Rabu, 18 November 2015

Tafsir Tahlili dan Tafsir Maudhu'i


BAB I
PENDAHULUAN
A.    Latar Belakang
Al Quran merupakan firman Allah yang diturunkan kepada Nabi Muhammad melalui malaikat Jibril. Sebagai mukjizat, tentu ia menjadi petunjuk atau way of life bagi manusia beriman. Sebagai pedoman, alquran memiliki elektabilitas yang tinggi. Sempurna susunannya, maknanya, juga keindahan bahasanya. Al Quran juga memiliki penjelasan-penjelasan yang akurat mengenai akidah, akhlak, asas-asas perilaku, menuntun manusia ke jalan yang paling lurus dalam pemikiran dan amal. Namun,  Allah SWT tidak menjamin perincian-perincian dalam masalah-masalah itu sehingga banyak lafadz Al-Qur’an yang membutuhkan tafsir, apalagi sering digunakan susunan kalimat yang singkat namun luas pengertiannya.
                        Tafsir Al Quran memiliki kepentingan dalam memberikan penjelasan maksud dari ayat-ayat yang masih global dan sulit untuk dimengerti. Apalagi di dalam Al Quran memang terdapat beberapa ayat yang maknanya luas dan tidak mudah untuk dimenegerti. Dengan demikian, tafsir ditempuh sebagai upaya membantu mengatasi beberapa kesulitan tersebut. Sehingga beberapa mufasir menggunakan corak dan metode tafsir yang berbeda-beda. Diantara adalaha tafsir yang akan pemakalah bahas, yaitu tafsir tahlili dan maudhu’i.









BAB II
PEMBAHASAN
A.    Tafsir Tahlili
1.      Pengertian Tafsir Tahlili
Tafsir Tahlili adalah upaya menafsirkan Al Qur’an dengan cara mengkaji ayat-ayat Al Qur’an dari segala segi dan maknanya, ayat demi ayat, surat demi surat sesuai dengan urutan dalam mushaf Usmani. Pengkajian metode ini ditempuh dengan mengurangi kosa kata dan lafadz, menjelaskan arti yang dikehendaki, sasaran yang dituju dan kandungan ayat, menjelaskan apa yang yang di istinbatath-kan dari ayat serta mengemukakan antara ayat-ayat dan relevansinya dengan surat sebelum dan sesudahnya. Untuk itu para mufassir merujuk kepada sebab-sebab turun ayat, hadist-hadist Rasulullah SAW dan riwayat dari para sahabat dan tabi’in.[1]

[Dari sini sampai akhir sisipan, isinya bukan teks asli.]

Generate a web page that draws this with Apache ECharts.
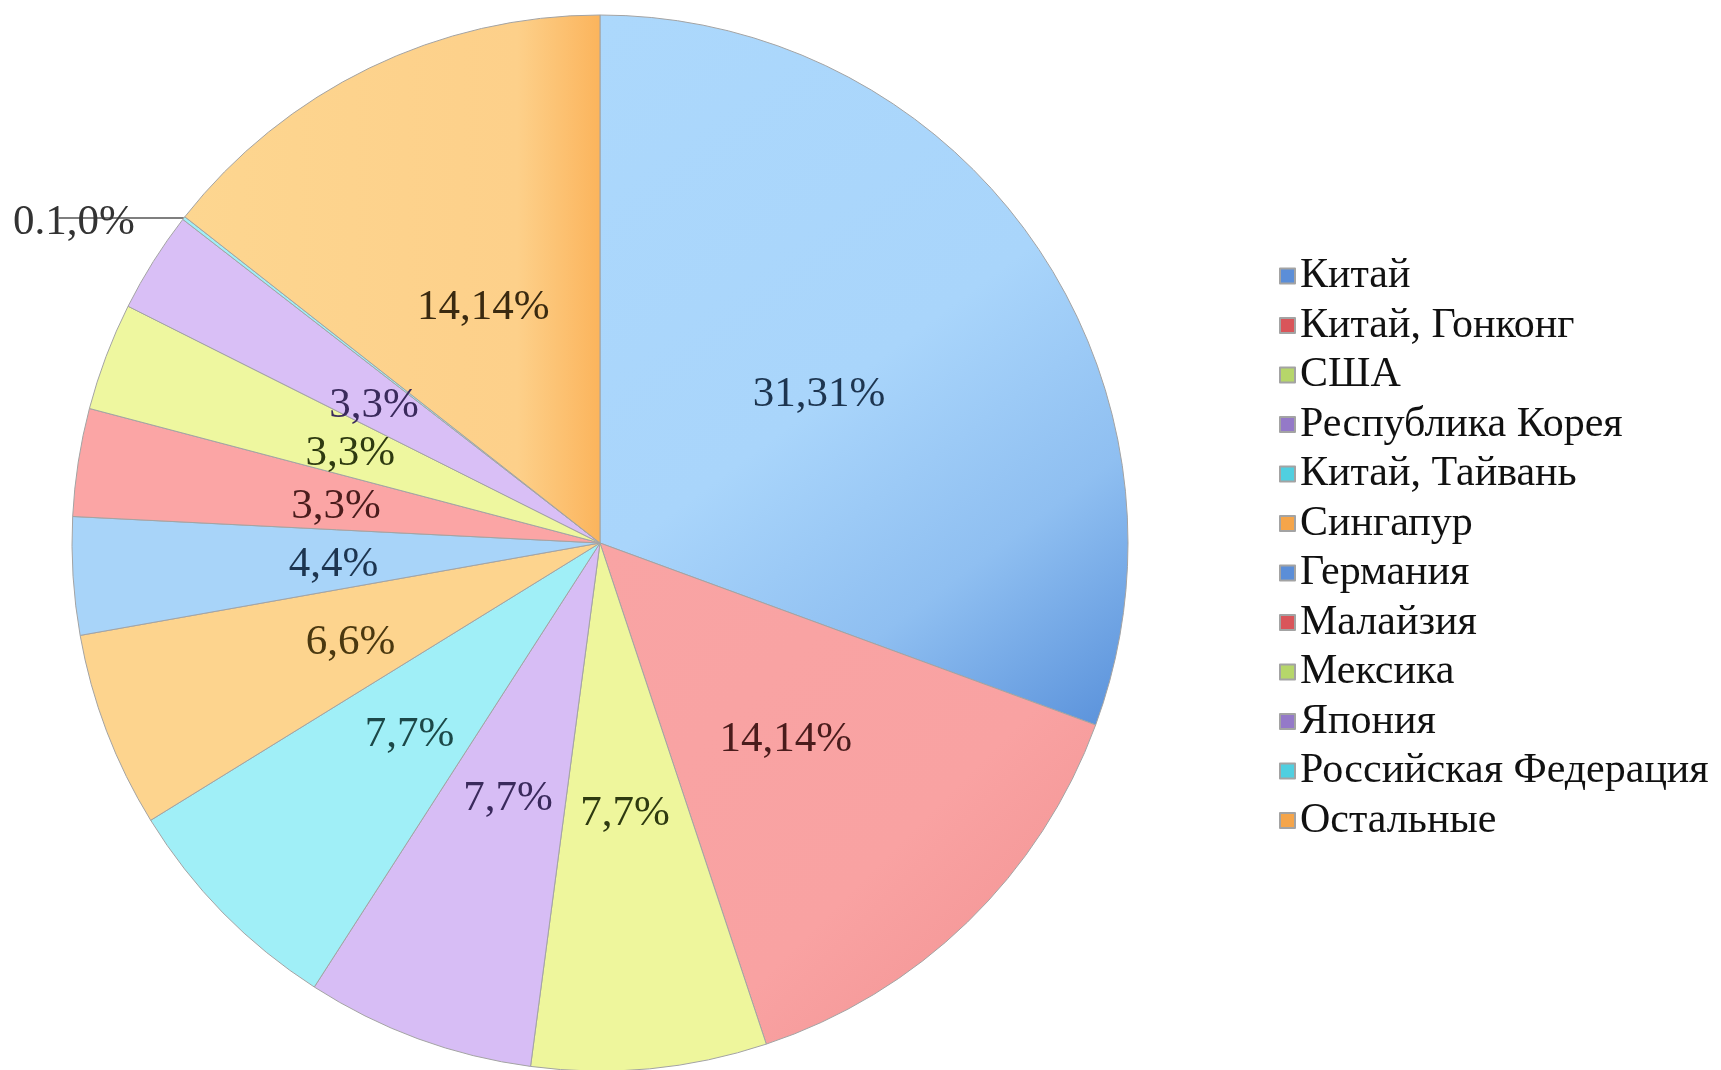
<!DOCTYPE html>
<html>
<head>
<meta charset="utf-8">
<title>pie</title>
<script src="https://cdn.jsdelivr.net/npm/echarts@6/dist/echarts.min.js"></script>
<style>
  html, body { margin: 0; padding: 0; background: #fff; }
  #myChart { width: 1721px; height: 1070px; }
</style>
</head>
<body>
<div id="myChart"></div>
<script>
// данные (доли читаются по углам секторов)
var countries = ['Китай', 'Китай, Гонконг', 'США', 'Республика Корея', 'Китай, Тайвань', 'Сингапур',
  'Германия', 'Малайзия', 'Мексика', 'Япония', 'Российская Федерация', 'Остальные'];
var values = [30.6, 14.3, 7.2, 7.0, 7.1, 6.0, 3.6, 3.3, 3.3, 3.1, 0.1, 14.4];
// подписи как на исходной диаграмме
var labelTexts = ['31,31%', '14,14%', '7,7%', '7,7%', '7,7%', '6,6%',
  '4,4%', '3,3%', '3,3%', '3,3%', '0.1,0%', '14,14%'];

// цвета секторов (светлые), цвета легенды и подписей
var sliceColors = ['#aad6fb', '#f9a3a3', '#eef69c', '#d7bdf5', '#a0eff7', '#fdd48e',
  '#a8d4f9', '#fba5a5', '#eef79f', '#d9bff6', '#a0eff7', '#fdd690'];
var legendColors = ['#5b8ed8', '#d9555a', '#b6d66a', '#9479c8', '#50cfe0', '#f5a54a',
  '#5b8ed8', '#d9555a', '#b6d66a', '#9479c8', '#50cfe0', '#f5a54a'];
var labelColors = ['#1d3550', '#4a1c1c', '#2e3a10', '#3a2a5c', '#1c4848', '#4a3810',
  '#1d3550', '#4a1c1c', '#2e3a10', '#3a2a5c', '#1c4848', '#3a2a10'];

var font = '"Liberation Serif", "Times New Roman", serif';

var myChart = echarts.init(document.getElementById('myChart'));

var pieData = countries.map(function (name, i) {
  var color = sliceColors[i];
  if (i === 0) {
    color = new echarts.graphic.LinearGradient(0, 0, 1, 1, [
      { offset: 0, color: '#acd8fc' },
      { offset: 0.5, color: '#a9d5fb' },
      { offset: 0.75, color: '#8fbff1' },
      { offset: 1, color: '#5890da' }
    ]);
  }
  if (i === 1) {
    color = new echarts.graphic.LinearGradient(0, 0, 1, 1, [
      { offset: 0, color: '#f9a4a4' },
      { offset: 0.6, color: '#f9a2a2' },
      { offset: 1, color: '#f19090' }
    ]);
  }
  if (i === 11) {
    color = new echarts.graphic.LinearGradient(0, 0, 1, 0, [
      { offset: 0, color: '#fdd690' },
      { offset: 0.8, color: '#fdd08a' },
      { offset: 1, color: '#fbb45c' }
    ]);
  }
  var item = {
    name: name,
    value: values[i],
    itemStyle: { color: color },
    label: { color: labelColors[i] }
  };
  // крошечный сектор - подпись снаружи с выноской
  if (values[i] < 1) {
    item.label = {
      position: 'outside',
      color: '#333',
      offset: [0, 5],
      distanceToLabelLine: -76
    };
    item.labelLine = {
      show: true,
      length: 0,
      length2: 125,
      lineStyle: { color: '#555', width: 1.5 }
    };
  }
  return item;
});

var option = {
  animation: false,
  legend: {
    orient: 'vertical',
    left: 1274,
    top: 249,
    itemWidth: 15,
    itemHeight: 15,
    itemGap: 5.5,
    icon: 'rect',
    selectedMode: false,
    textStyle: { fontFamily: font, fontSize: 42, color: '#111', lineHeight: 44 },
    data: countries.map(function (name, i) {
      return { name: name, itemStyle: { color: legendColors[i] } };
    })
  },
  series: [
    {
      type: 'pie',
      center: [600, 543],
      radius: 528,
      startAngle: 90,
      clockwise: true,
      avoidLabelOverlap: false,
      itemStyle: { borderColor: '#a3a3a3', borderWidth: 1 },
      label: {
        show: true,
        position: 'inside',
        fontFamily: font,
        fontSize: 43,
        offset: [0, 5],
        formatter: function (p) {
          return labelTexts[p.dataIndex];
        }
      },
      labelLine: { show: false },
      data: pieData
    }
  ]
};
myChart.setOption(option);
</script>
</body>
</html>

Al-tafsir tahlili juga memiliki pengertian  suatu metode tafsir yang bermaksud menjelaskan kandungan ayat-ayat Al Qur’an dari seluruh aspeknya. Dalam metode tafsir tahlili, penafsir mengikuti runtutan ayat sebagaimana yang telah tersusun dalam mushaf utsmani. Penafsir mulai menganalisis ayat dengan mengemukakan arti kosa kata diikuti dengan penjelasan mengenai arti global ayat. [2]

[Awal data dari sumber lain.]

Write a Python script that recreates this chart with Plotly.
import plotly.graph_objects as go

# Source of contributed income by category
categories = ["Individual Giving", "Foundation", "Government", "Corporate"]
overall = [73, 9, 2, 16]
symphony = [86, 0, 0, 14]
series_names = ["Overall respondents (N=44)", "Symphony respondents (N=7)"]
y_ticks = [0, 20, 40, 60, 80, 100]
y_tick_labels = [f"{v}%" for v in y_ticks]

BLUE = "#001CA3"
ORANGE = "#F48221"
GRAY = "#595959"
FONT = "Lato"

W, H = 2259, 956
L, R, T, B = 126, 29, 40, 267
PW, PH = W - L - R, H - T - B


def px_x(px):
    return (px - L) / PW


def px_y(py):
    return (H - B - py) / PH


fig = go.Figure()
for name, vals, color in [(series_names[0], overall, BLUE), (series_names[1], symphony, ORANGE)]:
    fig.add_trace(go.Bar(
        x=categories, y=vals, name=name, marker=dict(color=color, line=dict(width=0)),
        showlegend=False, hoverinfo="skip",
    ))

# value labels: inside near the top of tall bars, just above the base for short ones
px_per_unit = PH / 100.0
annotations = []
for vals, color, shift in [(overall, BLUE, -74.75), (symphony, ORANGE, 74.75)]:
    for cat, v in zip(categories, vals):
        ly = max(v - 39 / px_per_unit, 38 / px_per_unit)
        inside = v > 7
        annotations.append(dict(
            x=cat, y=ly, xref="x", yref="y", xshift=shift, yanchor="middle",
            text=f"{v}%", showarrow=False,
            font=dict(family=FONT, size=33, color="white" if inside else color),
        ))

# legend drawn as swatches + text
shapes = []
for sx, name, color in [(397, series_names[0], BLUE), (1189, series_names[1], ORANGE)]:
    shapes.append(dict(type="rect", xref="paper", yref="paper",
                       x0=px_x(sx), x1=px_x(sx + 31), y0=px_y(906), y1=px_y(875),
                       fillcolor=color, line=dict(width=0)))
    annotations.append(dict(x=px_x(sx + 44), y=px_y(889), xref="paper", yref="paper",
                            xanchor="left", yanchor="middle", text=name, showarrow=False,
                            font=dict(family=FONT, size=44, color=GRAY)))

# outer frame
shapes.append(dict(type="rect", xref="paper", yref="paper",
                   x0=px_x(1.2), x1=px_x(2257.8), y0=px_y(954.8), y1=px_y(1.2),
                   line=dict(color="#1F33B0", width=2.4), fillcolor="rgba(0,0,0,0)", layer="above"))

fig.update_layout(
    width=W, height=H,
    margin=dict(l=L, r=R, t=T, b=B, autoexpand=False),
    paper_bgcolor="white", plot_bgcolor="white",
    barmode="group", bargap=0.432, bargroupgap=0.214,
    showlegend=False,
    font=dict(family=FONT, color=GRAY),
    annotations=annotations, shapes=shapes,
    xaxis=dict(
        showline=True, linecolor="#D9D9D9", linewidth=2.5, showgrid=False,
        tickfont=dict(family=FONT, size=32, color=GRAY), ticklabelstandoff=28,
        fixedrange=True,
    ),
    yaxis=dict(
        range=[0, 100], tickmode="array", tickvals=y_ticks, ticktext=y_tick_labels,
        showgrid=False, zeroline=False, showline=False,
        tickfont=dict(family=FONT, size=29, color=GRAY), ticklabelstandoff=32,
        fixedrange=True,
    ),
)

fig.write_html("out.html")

Penafsir kemudian menjelaska arti yang dikehendaki ayat, sasaran yang dituju  dan kandungan ayat, menjelaskan apa yang diistinbatkan dari ayat serta mengemukakan munasabah atau korelasi antara ayat-ayat dan hubungannya dengan surat sebelum dan sesudahnya.[3]
Namun dalam buku yang berjudul Metodologi Ilmu Tafsir, Abdul Muin menjelaskan bahwa tafsir tahlili juga menjelasakn unsur-unsur i’jaz dan balaghah, serta kandungannya dalam berbagai aspek pengetahuan dan hukum. Penafsiran dengan metode tahlili juga tidak mengabaikan aspek asbabun nuzul suatu ayat, munasabah (hubungan) ayat-ayat Al Qur’an antara satu sama lain. [4]
Dalam buku lain dipaparkan bahwa salah satu corak penafsiran Al Qur’an yang muncul sejak akhir abad II/awal abad III H-periode pembukuan tafsir sebagai suatu ilmu yang berdiri sendiri adalah corak penafsiran yang dalam istilah Dr. Abdul Hayy Farmawi disebut tafsir at-tahlili. Corak penfsiran ini berusaha menerangkan ayat-ayat Al Qur’an dari berbagai seginya berdasarkan uruan-urutan ayat dan surat dalam mushaf. Ia juga menonjolkan pengertian dan kandungan lafadh-lafadhnya, hubungan ayat-ayatnya, sebab-sebab nuzulnya, hadis-hadis nabi SAW. Yang ada kaitannya dengan ayat itu  serta pendapat sahabat dan tabiin atau pendapat para mufassir lainnya.[5]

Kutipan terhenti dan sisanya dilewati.